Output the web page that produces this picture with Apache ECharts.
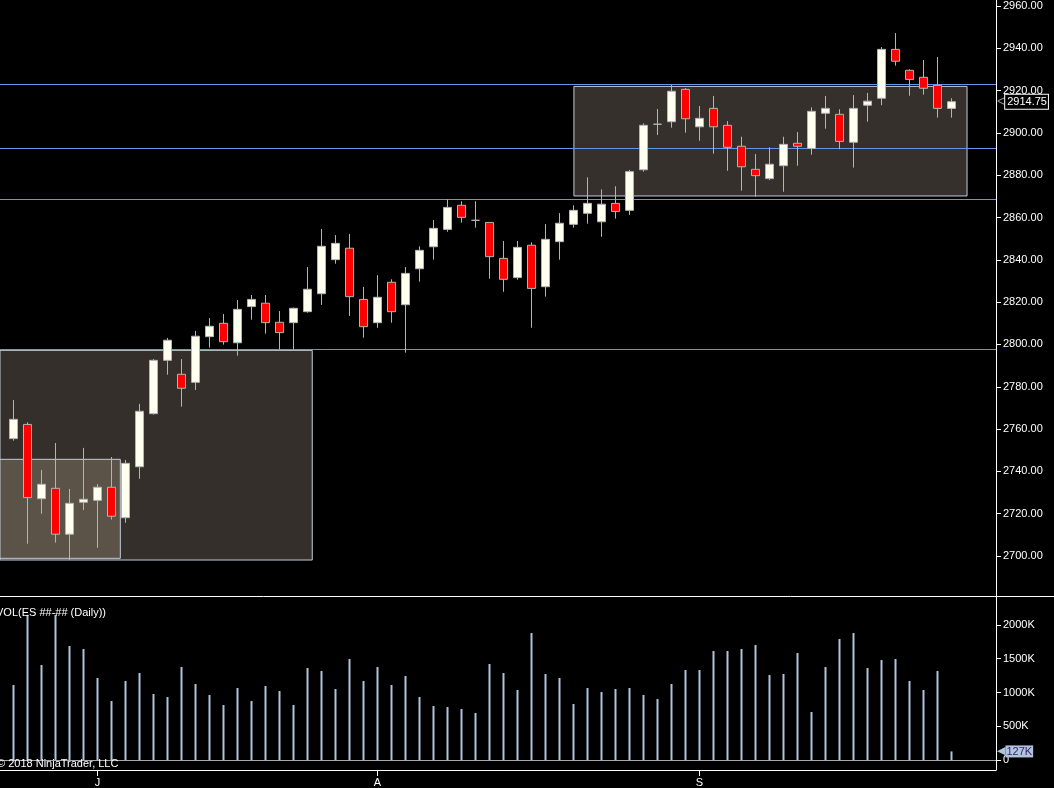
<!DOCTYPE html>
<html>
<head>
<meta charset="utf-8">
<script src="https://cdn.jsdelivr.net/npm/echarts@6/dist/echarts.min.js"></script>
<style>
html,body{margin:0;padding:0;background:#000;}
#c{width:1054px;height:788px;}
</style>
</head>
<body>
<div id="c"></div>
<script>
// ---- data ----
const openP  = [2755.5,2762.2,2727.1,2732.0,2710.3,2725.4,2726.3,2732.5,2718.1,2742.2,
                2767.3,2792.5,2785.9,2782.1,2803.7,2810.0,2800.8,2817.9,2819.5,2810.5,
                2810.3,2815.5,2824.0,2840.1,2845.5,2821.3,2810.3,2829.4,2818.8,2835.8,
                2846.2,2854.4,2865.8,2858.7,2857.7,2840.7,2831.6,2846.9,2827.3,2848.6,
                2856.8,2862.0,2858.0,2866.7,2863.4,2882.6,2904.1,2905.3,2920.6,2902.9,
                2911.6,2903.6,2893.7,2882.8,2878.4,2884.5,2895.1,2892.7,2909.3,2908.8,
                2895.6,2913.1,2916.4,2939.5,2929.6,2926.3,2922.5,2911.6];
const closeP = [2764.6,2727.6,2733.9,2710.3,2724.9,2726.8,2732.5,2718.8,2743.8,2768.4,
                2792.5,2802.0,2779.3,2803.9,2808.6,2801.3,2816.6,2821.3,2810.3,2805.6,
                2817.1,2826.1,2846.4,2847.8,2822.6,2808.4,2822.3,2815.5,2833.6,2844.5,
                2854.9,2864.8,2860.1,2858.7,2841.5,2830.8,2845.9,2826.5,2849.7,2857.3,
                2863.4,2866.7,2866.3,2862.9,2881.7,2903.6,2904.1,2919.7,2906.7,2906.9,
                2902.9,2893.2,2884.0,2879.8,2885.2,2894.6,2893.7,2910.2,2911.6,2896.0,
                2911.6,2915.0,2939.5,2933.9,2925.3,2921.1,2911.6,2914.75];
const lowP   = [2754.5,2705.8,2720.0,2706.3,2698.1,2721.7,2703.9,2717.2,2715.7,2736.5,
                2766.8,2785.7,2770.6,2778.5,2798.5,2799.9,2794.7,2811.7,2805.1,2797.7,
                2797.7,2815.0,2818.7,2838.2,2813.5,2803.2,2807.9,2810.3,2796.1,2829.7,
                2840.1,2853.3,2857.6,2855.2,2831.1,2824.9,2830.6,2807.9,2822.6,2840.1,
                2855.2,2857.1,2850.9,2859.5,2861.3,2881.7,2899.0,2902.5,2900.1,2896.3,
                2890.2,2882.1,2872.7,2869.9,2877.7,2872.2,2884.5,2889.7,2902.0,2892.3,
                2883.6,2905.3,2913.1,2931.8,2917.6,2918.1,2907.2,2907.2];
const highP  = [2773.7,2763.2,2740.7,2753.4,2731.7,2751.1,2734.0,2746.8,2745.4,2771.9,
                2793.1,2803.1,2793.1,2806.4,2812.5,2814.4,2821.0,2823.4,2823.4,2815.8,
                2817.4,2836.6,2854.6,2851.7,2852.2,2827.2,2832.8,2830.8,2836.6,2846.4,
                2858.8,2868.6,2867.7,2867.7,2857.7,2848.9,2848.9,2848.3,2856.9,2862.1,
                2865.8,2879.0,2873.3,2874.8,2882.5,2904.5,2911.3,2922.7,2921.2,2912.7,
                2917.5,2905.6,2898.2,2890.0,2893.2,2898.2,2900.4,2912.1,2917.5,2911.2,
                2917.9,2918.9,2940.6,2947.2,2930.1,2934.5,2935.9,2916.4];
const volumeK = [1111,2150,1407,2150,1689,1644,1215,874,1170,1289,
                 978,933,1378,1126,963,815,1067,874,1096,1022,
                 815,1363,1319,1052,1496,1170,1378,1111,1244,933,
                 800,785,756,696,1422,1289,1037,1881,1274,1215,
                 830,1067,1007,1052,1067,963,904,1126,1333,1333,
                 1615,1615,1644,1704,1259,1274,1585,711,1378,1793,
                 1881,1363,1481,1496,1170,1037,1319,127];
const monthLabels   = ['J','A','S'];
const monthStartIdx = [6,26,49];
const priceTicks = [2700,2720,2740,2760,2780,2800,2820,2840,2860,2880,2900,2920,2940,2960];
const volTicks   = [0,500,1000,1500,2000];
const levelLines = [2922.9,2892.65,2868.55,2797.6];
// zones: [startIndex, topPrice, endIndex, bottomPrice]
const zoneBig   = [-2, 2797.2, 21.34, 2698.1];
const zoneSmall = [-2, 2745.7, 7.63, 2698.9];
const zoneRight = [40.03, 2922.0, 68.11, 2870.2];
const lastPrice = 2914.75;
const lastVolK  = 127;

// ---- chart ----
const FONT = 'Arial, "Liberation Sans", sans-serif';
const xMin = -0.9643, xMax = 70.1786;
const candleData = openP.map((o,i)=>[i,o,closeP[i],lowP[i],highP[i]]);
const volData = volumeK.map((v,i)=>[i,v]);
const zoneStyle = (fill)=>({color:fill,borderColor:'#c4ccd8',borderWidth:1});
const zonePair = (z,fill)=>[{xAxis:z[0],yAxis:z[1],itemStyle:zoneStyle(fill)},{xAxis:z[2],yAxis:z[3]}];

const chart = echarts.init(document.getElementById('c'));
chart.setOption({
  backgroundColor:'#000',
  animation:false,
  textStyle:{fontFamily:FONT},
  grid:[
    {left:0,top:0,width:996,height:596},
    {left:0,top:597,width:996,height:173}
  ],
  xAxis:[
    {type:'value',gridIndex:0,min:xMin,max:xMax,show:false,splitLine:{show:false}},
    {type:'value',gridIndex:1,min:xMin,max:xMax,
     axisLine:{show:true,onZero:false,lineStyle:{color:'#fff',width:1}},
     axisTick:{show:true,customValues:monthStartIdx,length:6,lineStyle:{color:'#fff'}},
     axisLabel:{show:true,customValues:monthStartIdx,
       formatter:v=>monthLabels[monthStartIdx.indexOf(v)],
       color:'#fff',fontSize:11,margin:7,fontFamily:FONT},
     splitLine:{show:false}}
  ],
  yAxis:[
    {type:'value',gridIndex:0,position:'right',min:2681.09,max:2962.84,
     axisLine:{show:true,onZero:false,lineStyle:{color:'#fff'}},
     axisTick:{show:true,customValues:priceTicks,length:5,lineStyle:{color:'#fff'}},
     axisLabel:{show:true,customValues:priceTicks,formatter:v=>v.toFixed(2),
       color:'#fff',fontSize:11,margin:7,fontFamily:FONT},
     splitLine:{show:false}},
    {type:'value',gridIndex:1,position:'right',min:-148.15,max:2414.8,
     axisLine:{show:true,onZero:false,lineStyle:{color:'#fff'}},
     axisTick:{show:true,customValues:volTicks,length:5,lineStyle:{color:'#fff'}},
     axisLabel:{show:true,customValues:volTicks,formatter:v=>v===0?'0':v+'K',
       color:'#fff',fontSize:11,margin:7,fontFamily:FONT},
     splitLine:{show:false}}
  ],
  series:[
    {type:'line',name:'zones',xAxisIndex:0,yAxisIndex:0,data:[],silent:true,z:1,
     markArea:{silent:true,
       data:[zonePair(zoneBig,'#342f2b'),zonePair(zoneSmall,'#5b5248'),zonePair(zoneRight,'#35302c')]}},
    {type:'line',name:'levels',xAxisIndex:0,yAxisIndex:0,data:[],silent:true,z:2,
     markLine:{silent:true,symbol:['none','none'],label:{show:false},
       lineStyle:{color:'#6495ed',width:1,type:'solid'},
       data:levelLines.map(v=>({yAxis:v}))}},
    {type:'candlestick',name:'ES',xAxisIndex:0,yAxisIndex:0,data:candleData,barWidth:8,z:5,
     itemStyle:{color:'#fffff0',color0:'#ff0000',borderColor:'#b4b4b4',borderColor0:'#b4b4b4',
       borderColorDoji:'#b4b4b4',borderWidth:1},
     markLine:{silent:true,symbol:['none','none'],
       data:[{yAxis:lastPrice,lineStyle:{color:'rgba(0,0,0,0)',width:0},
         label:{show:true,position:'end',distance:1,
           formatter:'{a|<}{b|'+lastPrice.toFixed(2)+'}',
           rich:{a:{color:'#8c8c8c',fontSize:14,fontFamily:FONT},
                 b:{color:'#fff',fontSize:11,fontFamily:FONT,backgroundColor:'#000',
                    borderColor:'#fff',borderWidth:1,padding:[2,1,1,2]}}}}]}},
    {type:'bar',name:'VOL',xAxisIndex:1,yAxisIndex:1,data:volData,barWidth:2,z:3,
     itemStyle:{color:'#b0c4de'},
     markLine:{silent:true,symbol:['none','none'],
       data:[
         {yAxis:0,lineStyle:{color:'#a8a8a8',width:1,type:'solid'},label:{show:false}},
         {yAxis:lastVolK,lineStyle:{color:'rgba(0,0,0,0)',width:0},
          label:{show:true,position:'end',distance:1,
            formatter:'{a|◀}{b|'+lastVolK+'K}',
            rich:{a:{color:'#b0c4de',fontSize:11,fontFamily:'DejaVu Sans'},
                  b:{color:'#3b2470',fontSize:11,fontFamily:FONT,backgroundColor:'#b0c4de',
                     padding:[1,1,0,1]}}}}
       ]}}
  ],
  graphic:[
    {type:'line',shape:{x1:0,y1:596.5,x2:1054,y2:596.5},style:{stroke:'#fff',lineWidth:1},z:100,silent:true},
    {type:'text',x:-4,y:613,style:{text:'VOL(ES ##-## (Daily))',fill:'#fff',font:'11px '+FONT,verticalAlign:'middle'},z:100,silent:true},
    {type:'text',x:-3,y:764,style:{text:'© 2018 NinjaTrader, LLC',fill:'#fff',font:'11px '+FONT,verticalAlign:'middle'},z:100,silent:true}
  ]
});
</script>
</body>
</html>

*Goal:*
Pick out every line with the string "picture" and copy it.

*Finished exercise:*
Output the web page that produces this picture with Apache ECharts.

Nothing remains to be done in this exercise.